The Mummyfesto

Linda Green, author of The Mummyfesto & The Resolution

mumsnet

Children in Need - of a government who cares.

Children in Need is a national embarrassment. I’m not talking about an ageing male presenter being paired with a succession of attractive younger women during the broadcast (the Beeb have form on this one - think Bruce and Tess etc), I’m talking about the fact that we need it at all.

Don’t get me wrong, I’m a big supporter of it and yes, we’ve been baking buns and will be donning spotty costumes on Friday and donating as we always do. But every year I also find myself asking the question - why doesn’t the government fund these children’s services we are raising money for?

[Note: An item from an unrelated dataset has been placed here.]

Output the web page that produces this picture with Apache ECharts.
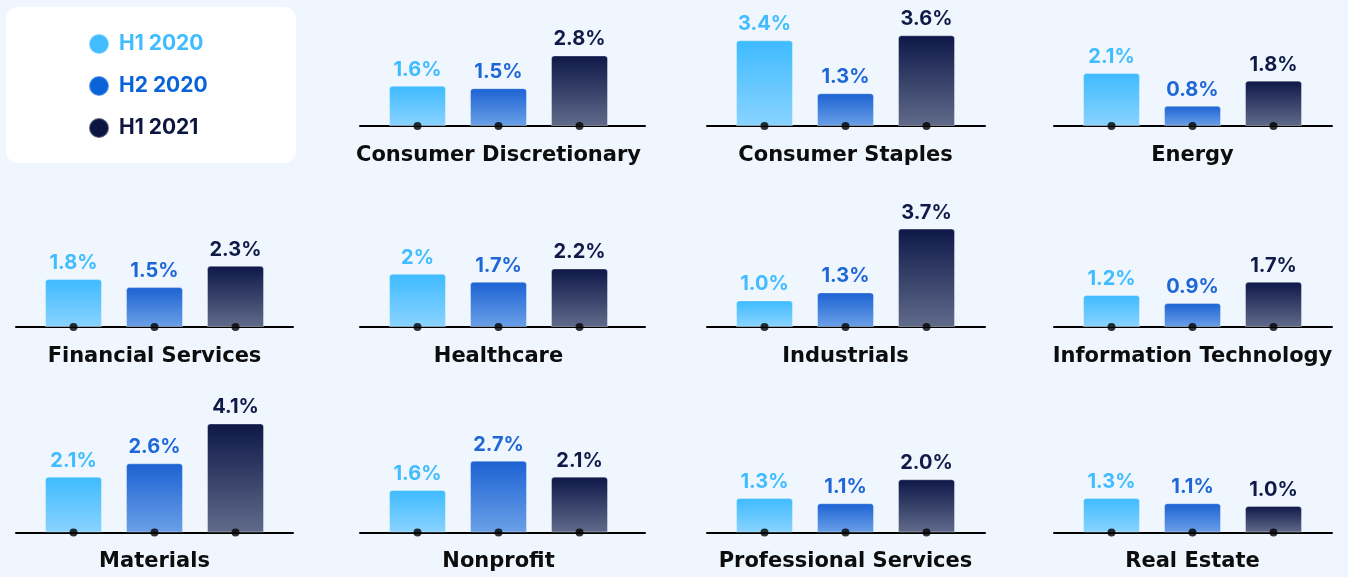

A quick look through the projects in my area, the north of England, which are being funded by Children In Need reveals the following:

  • support/respite care for young carers
  • swimming lessons for children with disabilities
  • counselling for children who have suffered sexual violence
  • a safe place for children who are at risk of sexual exploitation
  • support for young disabled children to access public transport
  • a support worker for children who have escaped domestic violence
  • a bereavement support service for young people
  • a sibling support worker at a children’s hospice
  • a helpline for children and young people contemplating suicide

We are not talking about nice little add-ons, an extra outing here and there, we are talking about providing a safe place for children at risk of sexual exploitation, of helping traumatised children and potentially saving their lives.

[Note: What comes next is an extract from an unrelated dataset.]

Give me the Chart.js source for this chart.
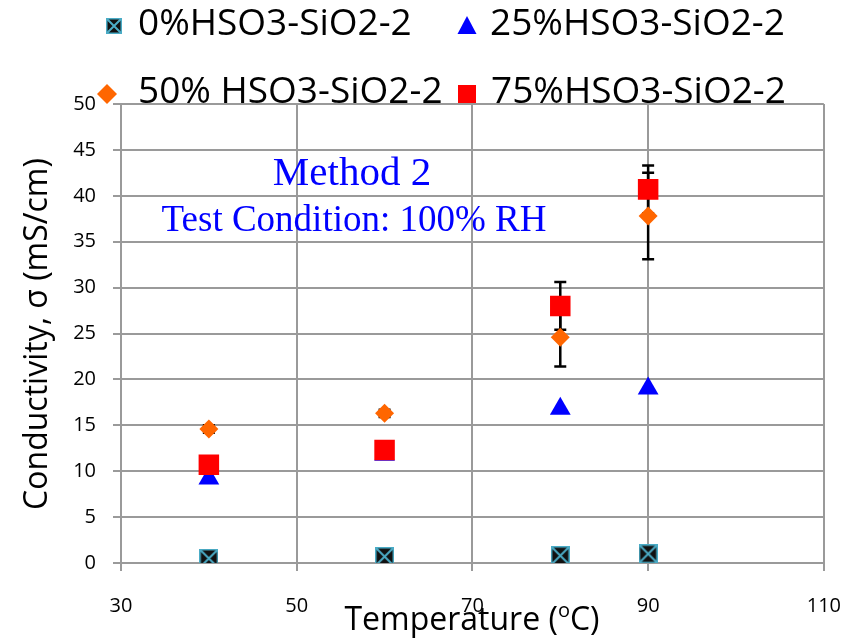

Clearly the Government - not just this government but previous ones - feels none of these projects are worthy of public money, otherwise they would have funded them. Well I would challenge any MP to tell me what it is our taxes are paying for that is more important than any of these things.

Because at the moment the message we are sending out to our most vulnerable children is that we, as a society, don’t think they are important enough to help, but hopefully some people will shave their heads, sit in baths of baked beans and bake cakes to make sure they get the help they need.

Yes, I know it’s a time of austerity but children are bearing the brunt of that as well, what with Sure Start centres closing, the so-called bedroom tax putting children at risk of homelessness and increasing numbers of children relying on food banks for their meals. What ┬ámore important time is there to ensure that helping and protecting vulnerable and disadvantaged children is at the top of our political agenda?

I was inspired to write my novel The Mummyfesto, about three ordinary mums who decide to set up a child-friendly political party and stand in the general election, because I was so incensed at how children appear to be bottom of the list of priorities for the Government.

My characters came up with policies which included fully-funding children’s hospices and all the projects supported by Children in Need and ensuring children’s operations aren’t cancelled at short notice.

I’ve had a huge response from readers who not only enjoyed the book but wished there was a real life Lollipop Party campaigning for children.

But of course, children don’t have a vote, so their voices remain largely unheard. That’s why they’re easy victims for cut-backs and why it’s so important that we, as parents, stand up for their rights.

And being kept safe and being offered help after incredibly traumatic experiences are rights, not privileges. Which is why I’m asking that when you sit there bawling your eyes out as you watch stories of the incredibly brave youngsters Children in Need is helping, you do more than just donate money this year.

After you’ve made your donation you also go on social media sites and email your MP to say how sickened you are that politicians don’t deem these children worthy of your taxes.

And then maybe one day something will change and we’ll be watching Bankers In Need instead. Although whether we’ll be quite so generous remains to be seen.